The model for blood and plasma storage developed by Drew in the 1930s and 1940s -- separating the liquid red blood cells from the near solid plasma and freezing the two separately -- has saved millions of lives over the years and is the same process used today by the Red Cross.
Drew's system for the storing of blood plasma, the "blood bank," revolutionized the medical profession.
When America went to war in 1941, Drew was named as director of the blood bank for the National Research Council, collecting blood for the U.S. Army and Navy. He established the American Red Cross blood bank, of which he was the first director. Drew also organized the world's first blood bank drive, nicknamed "Blood for Britain."
In 1942, he returned to Washington, where he became head of the College of Medicine's Department of Surgery and chief surgeon at Freedman's Hospital.

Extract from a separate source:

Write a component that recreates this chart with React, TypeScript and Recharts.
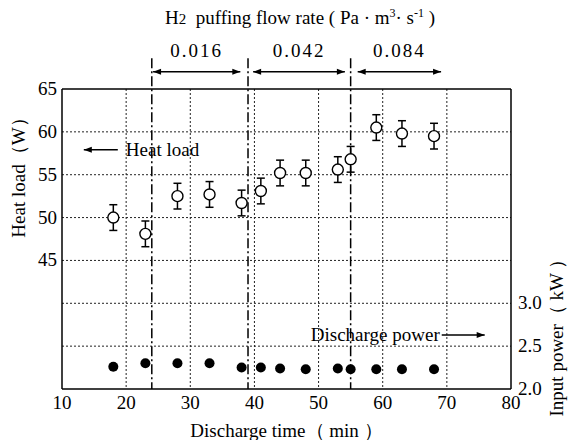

The following year, he became the first African-American surgeon to serve as an examiner on the American Board of Surgery.
A year later, he was elevated to Freedmen Hospital's chief of staff and medical director, a position he held until 1948. While still at the College of Medicine, he was killed in an automobile accident in 1950 on the way to a medical conference in Tuskegee, Ala.
Dr. Bernard Kapiloff, who graduated from the College of Medicine in 1945 and was an assistant fellow in surgery and surgical assistant under Drew, applauded the award.
"He's worthy of anything and everything this country can give him," said Kapiloff, 92, a retired plastic surgeon and Baltimore resident who also taught at the College of Medicine for more than 15 years. "It's amazing that his work on blood plasma was his Ph.D., thesis. He saved many lives, and he established the department of surgery, as far as I'm concerned."